Hansel LLP Opinion on the Legal Obligation of Canadian Boards to Address Climate Risk Discussed in Corporate Knights

Senior Partner Carol Hansell’s ground breaking legal opinion on the obligations of directors to consider climate change risk was featured in an article in Corporate Knights on June 26, 2020.

From the article:

Corporate directors have a legal obligation to address the risks and opportunities that climate change poses to the companies on whose board they serve, a corporate governance expert says in a new study.

“Directors should recognize that the courts, regulators and investors accept that climate change poses real risks,” veteran lawyer Carol Hansell wrote in a 25-page legal opinion released on June 25.

“They expect that management teams and boards are alert to those risks and opportunities, and are reflecting their assessment of that risk in their strategic thinking and risk management practices.”

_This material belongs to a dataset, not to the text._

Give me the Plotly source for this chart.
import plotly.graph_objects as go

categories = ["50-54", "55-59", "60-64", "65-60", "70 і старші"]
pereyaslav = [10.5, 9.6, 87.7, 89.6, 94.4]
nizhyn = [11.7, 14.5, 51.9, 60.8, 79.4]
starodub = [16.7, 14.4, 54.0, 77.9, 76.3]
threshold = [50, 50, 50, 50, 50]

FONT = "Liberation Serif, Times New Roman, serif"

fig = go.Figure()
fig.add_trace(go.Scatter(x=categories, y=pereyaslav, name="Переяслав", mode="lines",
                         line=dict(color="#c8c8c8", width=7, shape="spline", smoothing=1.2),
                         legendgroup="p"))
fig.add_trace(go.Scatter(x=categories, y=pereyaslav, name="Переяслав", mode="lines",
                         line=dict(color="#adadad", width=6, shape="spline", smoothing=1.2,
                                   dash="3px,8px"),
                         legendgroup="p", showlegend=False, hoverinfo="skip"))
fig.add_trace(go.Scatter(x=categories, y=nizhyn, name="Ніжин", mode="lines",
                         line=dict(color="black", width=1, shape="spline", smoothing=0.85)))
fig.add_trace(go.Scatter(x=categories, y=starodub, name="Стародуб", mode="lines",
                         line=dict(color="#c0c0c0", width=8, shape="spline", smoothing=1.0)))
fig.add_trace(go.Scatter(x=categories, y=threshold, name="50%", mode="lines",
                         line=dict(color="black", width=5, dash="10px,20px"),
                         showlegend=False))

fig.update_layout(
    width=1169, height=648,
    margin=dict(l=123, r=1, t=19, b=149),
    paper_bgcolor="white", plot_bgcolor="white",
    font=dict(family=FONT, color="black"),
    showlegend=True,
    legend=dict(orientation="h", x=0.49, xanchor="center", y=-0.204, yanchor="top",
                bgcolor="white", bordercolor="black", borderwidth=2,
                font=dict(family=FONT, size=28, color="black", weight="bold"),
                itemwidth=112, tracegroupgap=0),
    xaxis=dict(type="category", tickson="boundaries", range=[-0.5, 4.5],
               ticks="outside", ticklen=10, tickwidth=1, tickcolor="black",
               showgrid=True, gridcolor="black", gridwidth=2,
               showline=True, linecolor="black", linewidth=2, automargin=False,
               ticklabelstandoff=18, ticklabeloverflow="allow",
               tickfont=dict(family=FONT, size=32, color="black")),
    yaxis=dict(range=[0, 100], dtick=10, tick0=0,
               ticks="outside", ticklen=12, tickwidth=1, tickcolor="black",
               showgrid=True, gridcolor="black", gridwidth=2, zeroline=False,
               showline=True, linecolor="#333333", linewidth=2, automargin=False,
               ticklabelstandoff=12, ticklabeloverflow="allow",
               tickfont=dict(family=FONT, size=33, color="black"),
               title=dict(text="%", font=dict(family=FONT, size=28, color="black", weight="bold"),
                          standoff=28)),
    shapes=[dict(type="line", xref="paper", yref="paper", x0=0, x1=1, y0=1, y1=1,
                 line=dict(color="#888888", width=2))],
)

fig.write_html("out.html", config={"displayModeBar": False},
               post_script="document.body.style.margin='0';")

Hansell is one of Canada’s top experts on corporate governance. In addition to her distinguished legal career, she has served on corporate boards, and as fellow with the Institute of Corporate Directors and adviser to the Corporate Laws Committee of the American Bar Association.

In her analysis, she states unequivocally that corporate directors have a duty to assess the degree to which climate change will impact a company over the long-term, not just its short-term profits or business plans. They must also ensure that, where risks and opportunities are material to the firm’s business, management must come up with strategies to address them.

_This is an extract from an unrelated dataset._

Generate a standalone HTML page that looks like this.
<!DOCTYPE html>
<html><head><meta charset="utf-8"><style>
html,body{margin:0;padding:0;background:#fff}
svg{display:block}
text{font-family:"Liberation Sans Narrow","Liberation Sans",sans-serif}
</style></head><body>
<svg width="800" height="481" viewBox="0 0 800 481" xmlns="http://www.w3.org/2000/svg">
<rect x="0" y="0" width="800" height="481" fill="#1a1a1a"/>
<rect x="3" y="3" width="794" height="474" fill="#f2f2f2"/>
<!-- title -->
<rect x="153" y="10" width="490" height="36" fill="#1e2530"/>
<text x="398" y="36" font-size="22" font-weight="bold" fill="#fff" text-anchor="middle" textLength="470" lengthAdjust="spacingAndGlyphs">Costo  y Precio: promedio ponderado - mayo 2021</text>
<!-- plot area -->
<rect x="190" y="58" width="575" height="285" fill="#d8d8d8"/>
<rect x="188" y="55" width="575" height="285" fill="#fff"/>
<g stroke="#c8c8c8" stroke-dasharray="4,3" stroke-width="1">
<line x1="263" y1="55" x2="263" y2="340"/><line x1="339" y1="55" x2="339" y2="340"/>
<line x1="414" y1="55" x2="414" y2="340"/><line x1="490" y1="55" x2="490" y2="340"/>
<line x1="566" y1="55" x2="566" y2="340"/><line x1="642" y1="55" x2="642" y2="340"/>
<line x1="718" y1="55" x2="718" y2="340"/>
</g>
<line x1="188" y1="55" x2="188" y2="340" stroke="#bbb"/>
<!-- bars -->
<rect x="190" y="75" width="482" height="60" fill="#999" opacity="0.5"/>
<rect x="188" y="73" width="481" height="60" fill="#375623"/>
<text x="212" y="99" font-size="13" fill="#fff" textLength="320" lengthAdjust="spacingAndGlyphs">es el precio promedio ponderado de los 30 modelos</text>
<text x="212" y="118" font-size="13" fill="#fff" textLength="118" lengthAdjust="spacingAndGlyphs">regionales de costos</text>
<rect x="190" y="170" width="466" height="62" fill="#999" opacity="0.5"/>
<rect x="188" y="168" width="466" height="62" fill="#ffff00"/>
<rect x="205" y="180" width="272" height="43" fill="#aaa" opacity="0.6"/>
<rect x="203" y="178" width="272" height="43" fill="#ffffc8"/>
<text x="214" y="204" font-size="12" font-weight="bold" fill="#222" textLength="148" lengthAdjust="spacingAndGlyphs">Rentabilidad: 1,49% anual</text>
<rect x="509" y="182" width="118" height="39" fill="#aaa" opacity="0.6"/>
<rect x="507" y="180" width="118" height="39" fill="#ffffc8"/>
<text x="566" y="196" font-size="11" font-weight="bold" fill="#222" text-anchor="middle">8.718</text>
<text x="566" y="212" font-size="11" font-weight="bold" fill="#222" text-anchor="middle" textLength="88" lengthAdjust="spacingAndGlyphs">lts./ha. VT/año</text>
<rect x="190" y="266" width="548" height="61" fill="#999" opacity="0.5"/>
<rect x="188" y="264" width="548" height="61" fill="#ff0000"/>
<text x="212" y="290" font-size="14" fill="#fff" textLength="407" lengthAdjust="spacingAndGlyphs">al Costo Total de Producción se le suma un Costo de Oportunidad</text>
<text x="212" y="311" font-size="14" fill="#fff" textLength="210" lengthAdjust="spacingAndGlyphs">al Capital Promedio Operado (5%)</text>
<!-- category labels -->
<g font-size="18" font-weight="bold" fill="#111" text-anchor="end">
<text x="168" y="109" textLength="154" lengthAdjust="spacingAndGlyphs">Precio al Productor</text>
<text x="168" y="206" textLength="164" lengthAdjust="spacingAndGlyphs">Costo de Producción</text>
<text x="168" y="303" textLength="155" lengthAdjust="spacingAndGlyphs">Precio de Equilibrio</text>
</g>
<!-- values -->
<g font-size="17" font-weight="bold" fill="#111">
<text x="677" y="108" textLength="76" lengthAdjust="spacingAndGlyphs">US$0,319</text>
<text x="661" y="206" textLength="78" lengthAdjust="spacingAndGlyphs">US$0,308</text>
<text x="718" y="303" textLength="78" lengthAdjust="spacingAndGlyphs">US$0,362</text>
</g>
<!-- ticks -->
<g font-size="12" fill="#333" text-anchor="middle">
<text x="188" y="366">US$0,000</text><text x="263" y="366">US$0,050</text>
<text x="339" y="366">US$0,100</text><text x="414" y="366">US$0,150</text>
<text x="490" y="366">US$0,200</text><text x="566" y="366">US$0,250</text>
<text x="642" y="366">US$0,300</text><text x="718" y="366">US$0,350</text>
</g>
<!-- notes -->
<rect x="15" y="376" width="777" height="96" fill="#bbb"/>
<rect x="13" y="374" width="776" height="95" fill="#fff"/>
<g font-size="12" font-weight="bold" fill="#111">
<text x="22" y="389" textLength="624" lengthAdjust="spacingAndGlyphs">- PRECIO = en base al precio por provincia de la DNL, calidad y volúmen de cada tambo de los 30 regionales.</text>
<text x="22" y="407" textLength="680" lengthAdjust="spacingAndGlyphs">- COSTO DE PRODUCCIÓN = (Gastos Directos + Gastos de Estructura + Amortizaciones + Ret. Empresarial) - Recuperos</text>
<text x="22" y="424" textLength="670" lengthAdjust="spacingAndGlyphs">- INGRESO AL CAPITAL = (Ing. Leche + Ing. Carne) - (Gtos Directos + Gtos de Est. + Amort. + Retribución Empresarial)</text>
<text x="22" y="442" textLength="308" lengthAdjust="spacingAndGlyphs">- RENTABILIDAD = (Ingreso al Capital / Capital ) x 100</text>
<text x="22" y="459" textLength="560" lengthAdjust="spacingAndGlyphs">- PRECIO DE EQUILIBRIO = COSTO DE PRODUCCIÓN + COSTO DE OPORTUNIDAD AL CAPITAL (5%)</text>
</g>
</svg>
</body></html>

Hansell prepared the legal opinion for the Canadian Climate Law Initiative, which is housed at University of British Columbia Allard School of Law and York University’s Osgoode Hall Law School. It is the first in-depth legal analysis of directors’ duties in a corporate governance context by a senior Canadian lawyer.


In her legal brief, Hansell made it clear that boards that fail to address climate change risk potential legal liability. She said directors cannot let their personal beliefs about climate science impede their duty to the corporation.

“Canadian courts have accepted climate change and the risks it presents as self-evident and uncontroversial, as has the investment community,” she wrote. It would be nearly impossible for a director to dismiss climate change risk out of hand.”